Alexandre Lemonnier <[email protected]>
Eliott Bouhana <[email protected]>
Sarah Gutierez <[email protected]>
Victor Simonin <[email protected]>
The teacher github repository can be found here.
Our repository for the project has the following architecture:
* 1_Encoder_Decoder : Contains the subject and the notebook for our first lab on the Pytorch tutorial and decoding functions.
* 2_HuggingFace : Contains the subject and the notebook for our second lab on the HuggingFace models.
* 3_Semantic_Search : Contains the subject and the notebook for our third lab.
* 4_Project : Contains the subject and the notebook for our project.
* README.md
Each notebook of the labs contains the work done during the lab, with some comments to describe our technical choices, and analyse our results.
In this lab, we had to implement a pretty decent machine translation model from German to English. This using the transformer by following a Pytorch tutorial.
To use the transformer, we had to implement some decoding functions to decode the output of the transformer. The tutorial uses a greedy approach at decoding. We implemented some variations of this greedy approach, such as beam search and top-k sampling, with a temperature parameter.
The PyTorch tutorial helped us a lot to implement the translation model and give a first approach to the transformer. We also learned a lot about the transformer and its architecture.
To compare the decoding function we implemented, we used the BLEU score. This score is a metric to evaluate the quality of a translation. The higher the score, the better the translation is. We saw that the parameters of the decoding function have a big impact on the BLEU score. The top-k sampling with a low temperature and a medium k value (like 3) gave the best results.
In this section we had to use the HuggingFace transformer library to fine-tune a model on the IMDB library dataset and then evaluate it on the test set.
The HuggingFace transformers course helped us a lot to go step by step through the process of fine-tuning a model. First we had to load the imdb dataset, then we had to instantiate a tokenizer to preprocess it, then we had to create a model and train it with a trainer.
We used the distilbert model as a pre-trained model, as it is light and fine-tuned fast. We also used the accuracy as evaluation instead of the loss (default). We saved our model on HuggingFace model hub. We evaluated the model in term of accuracy on the test data and we got a 0.92 accuracy. We also tried to explain why the model could have been wrong for some samples which have been wrongly classified in the test set. We also compared the advantages and inconvenient of using this model in production compared to the naive Bayes we implemented in the first part of the course.
In this section we used the Sentence Transformer library, the Faiss library and Beir library to operate a semantic search on test set of the DBPedia entity dataset. The objective what to compare the performance of the Sentence Transformer search and the Faiss indexing by computing the MAP@100 and mesuring the processing time of each query.

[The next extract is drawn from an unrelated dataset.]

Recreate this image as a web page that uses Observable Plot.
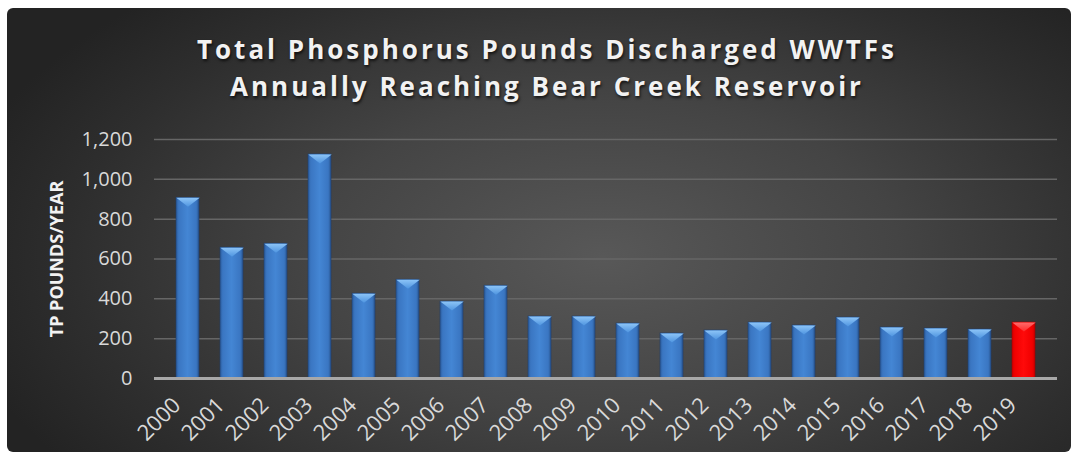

We used the Sentence Transformer library documentation to understand how to encode the data and what model to choose for the semantic search to have the best results. We saw that two models where the best. The first one was using the cosine-similarity ('msmarco-distilbert-base-v4') and the second one the dot-product (''msmarco-distilbert-base-tas-b''). For our usage we decided to use the second one. Our Mean Average Precision @ 100 is about 0.5387, which not outstanding but shows us that we probably need to rework how we encode the data or change (or do our own) model to improve the result.
The Faiss library was used to do an Approximate nearest neighbours (ANN). We also calculated to MAP@100 with different values of parameters and tried to get the best result. We ended with something very similar (around 0.5359) to the Sentence Transformer model. Then we decided to do some plotting and used the Pandas library to visualize the evolution of the time per query and the MAP@100 when the parameters nprobe and n_clusters were changed.